## [EXERCISE PROMPT]
Lines containing "chart" are to be counted. Report the count alone.

## [SUPPLIED DATA]
** Start **

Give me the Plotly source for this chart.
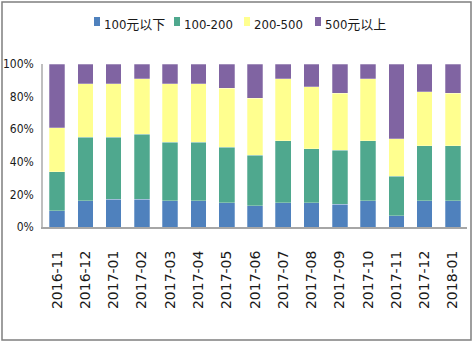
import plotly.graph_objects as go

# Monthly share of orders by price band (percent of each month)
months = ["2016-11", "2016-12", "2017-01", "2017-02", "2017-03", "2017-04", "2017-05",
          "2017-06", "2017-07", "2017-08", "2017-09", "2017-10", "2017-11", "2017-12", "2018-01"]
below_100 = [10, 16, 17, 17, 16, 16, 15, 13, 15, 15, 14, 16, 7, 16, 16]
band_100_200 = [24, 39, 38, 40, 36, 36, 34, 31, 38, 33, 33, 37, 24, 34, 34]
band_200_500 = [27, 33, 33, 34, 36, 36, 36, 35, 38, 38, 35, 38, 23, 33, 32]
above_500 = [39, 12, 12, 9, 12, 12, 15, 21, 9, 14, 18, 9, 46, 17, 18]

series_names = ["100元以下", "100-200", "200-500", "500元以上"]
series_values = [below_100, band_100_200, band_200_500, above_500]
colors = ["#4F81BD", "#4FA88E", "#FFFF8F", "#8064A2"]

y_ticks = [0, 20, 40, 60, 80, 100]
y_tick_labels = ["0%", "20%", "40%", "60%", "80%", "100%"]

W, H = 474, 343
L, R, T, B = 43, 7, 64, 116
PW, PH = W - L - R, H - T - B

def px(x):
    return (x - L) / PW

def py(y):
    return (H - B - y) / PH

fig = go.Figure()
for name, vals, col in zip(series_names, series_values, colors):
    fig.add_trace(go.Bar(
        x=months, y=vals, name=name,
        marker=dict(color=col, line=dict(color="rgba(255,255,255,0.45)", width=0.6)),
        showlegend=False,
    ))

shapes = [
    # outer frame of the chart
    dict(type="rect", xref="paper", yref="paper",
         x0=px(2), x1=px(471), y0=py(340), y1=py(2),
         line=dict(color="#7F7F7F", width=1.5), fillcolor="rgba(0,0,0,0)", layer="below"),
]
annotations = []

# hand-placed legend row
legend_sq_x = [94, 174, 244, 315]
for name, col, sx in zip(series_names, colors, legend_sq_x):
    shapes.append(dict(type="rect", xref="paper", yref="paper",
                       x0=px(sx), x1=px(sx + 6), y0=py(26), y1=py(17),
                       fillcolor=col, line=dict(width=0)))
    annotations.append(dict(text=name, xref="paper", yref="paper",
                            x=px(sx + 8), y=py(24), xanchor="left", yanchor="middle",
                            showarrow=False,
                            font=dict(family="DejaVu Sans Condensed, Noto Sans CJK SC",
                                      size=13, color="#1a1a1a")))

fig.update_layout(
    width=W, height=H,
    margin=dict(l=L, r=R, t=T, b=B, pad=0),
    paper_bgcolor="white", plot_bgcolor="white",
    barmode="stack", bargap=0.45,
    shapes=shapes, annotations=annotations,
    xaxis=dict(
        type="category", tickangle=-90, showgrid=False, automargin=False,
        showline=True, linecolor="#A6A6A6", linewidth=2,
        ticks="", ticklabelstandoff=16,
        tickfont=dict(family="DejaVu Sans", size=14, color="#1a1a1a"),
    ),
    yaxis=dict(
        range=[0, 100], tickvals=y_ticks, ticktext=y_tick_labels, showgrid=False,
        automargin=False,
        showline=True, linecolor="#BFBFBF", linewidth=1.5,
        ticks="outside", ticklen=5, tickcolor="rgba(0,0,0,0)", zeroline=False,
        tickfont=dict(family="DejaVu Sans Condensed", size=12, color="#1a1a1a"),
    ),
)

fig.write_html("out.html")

** End **

## [THE RESPONSE]
2